Noah Meyerhans has been a Debian user, sysadmin, and developer since the late 1990's. He's also worked on other distributions including OpenWRT and Amazon Linux. He's an active member of the Debian cloud team and maintains several cloud and mail related packages. His professional career has included long stints in both academia and industry. He is currently employed at Microsoft, where is responsibilities include ensuring a great experience for Debian users in the Azure cloud environment. Outside of computing, he's an active cyclist and father of two young boys.

Accepted Talks:

Cloud team BoF

There is no cloud, it’s just someone else’s computer… But it can still run Debian.

Are you using Debian in the cloud? Are you using Debian to host a private cloud? Come talk about it, share your experiences, learn more about the cloud team and how you can contribute. Topics will vary and there won’t be a predefined agenda. Suggestions for discussion include

  • Status of Debian with respect to common open and commercial cloud environments
  • Cloud deployment and management best practice
  • Cloud service feature support – agents, SDKs, etc.
  • Cloud image availability for different environments
  • Future plans for cloud integration
  • The use of cloud resources for Debian development

Leveraging Deterministic Updates to Improve the Customer Experience on Debian

Every change to a production system carries risk, and this risk is magnified when applications are distributed across hundreds or thousands of hosts. Security updates to Debian are published on an as-needed basis with no ability to predict in advance what package will change at any given moment, which means that an update from the repositories is nondeterministic over time. The apt update/apt upgrade operation performed today may behave differently from the one performed yesterday.
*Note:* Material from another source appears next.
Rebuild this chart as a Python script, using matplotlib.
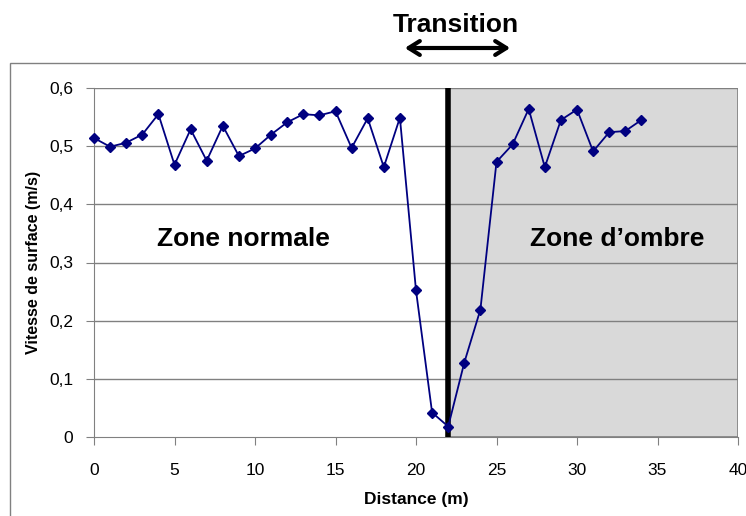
import matplotlib
matplotlib.use("Agg")
import matplotlib.pyplot as plt
from matplotlib.patches import Rectangle, FancyArrowPatch
from matplotlib.ticker import FuncFormatter

# données
distance = list(range(0, 35))
vitesse = [0.514, 0.499, 0.506, 0.520, 0.555, 0.468, 0.529, 0.475, 0.535, 0.483,
           0.496, 0.520, 0.541, 0.555, 0.553, 0.560, 0.497, 0.548, 0.464, 0.549,
           0.252, 0.042, 0.018, 0.128, 0.219, 0.473, 0.503, 0.564, 0.464, 0.545,
           0.563, 0.491, 0.524, 0.526, 0.545]
x_transition = 22
x_ticks = [0, 5, 10, 15, 20, 25, 30, 35, 40]
y_ticks = [0, 0.1, 0.2, 0.3, 0.4, 0.5, 0.6]

plt.rcParams["font.family"] = ["Liberation Sans", "DejaVu Sans"]

fig = plt.figure(figsize=(7.46, 5.16), dpi=100)
# cadre extérieur du graphique (bords gauche et haut visibles)
fig.patches.append(Rectangle((10 / 746, -0.1), 1.2, (516 - 63) / 516 + 0.1,
                             transform=fig.transFigure, fill=False,
                             edgecolor="#808080", lw=1))

ax = fig.add_axes([94 / 746, 79 / 516, 644 / 746, 349 / 516])
ax.set_xlim(0, 40)
ax.set_ylim(0, 0.6)

# zone d'ombre
ax.add_patch(Rectangle((x_transition, 0), 40 - x_transition, 0.6,
                       facecolor="#d9d9d9", edgecolor="#808080", lw=1.2, zorder=1))
ax.set_yticks(y_ticks)
ax.set_xticks(x_ticks)
for yv in y_ticks[1:]:
    ax.axhline(yv, color="#808080", lw=1, zorder=2)
ax.plot([x_transition, x_transition], [0, 0.6], color="black", lw=4, zorder=3)

ax.plot(distance, vitesse, color="#000080", lw=1.3, marker="D", markersize=5,
        zorder=4, clip_on=False)

for s in ["top", "right"]:
    ax.spines[s].set_visible(False)
for s in ["left", "bottom"]:
    ax.spines[s].set_color("#808080")
ax.tick_params(direction="out", length=6, color="#808080", labelsize=12.5)
ax.tick_params(axis="x", pad=13)
ax.tick_params(axis="y", pad=9)
fmt = FuncFormatter(lambda v, p: ("%g" % round(v, 1)).replace(".", ","))
ax.yaxis.set_major_formatter(fmt)

ax.set_xlabel("Distance (m)", fontsize=12.5, fontweight="bold", labelpad=10)
ax.set_ylabel("Vitesse de surface (m/s)", fontsize=11.5, fontweight="bold", labelpad=6)

ax.text(9.3, 0.34, "Zone normale", fontsize=19, fontweight="bold", ha="center", va="center")
ax.text(32.5, 0.34, "Zone d\u2019ombre", fontsize=19, fontweight="bold", ha="center", va="center")

fig.text(456 / 746, 1 - 25 / 516, "Transition", fontsize=19, fontweight="bold",
         ha="center", va="center")
fig.patches.append(FancyArrowPatch(
    (402 / 746, 1 - 48 / 516), (513 / 746, 1 - 48 / 516), transform=fig.transFigure,
    arrowstyle="<->,head_length=8,head_width=5", lw=3, color="black"))

fig.savefig("out.png", dpi=100)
In this talk we present a deterministic update strategy based on snapshot support introduced with apt 2.7.0. Using apt snapshots, administrators can lock their systems to a specific point-in-time view of the Debian package repositories backed by snapshot.debian.org. This approach provides repeatable and deterministic update behavior with a number of safety benefits that the administrator can incorporate into their infrastructure testing and deployment strategy in a variety of ways:

  • Pre-production testing that reflects what’s subsequently going to be deployed to production

  • The ability to execute phased updates following a ring-based deployment pattern

Building on this foundation, Microsoft has added support for Debian within Microsoft Azure Guest Patching Service. We describe this service and how it can be used to safely and reliably manage fleets of any size within the Microsoft Azure cloud computing environment; while providing the capabilities listed above.

Azure’s Safe Deployment Principles monitor the rollout of an update on VMs. Azure pauses a rollout and pushes a new update if a regression is detected on a VM. The same safety mechanism will be in place with Debian Snapshots.

By pinning an update for a customer’s fleet across regions, Azure is simplifying the way customers keep their assets secure through Debian Snapshots.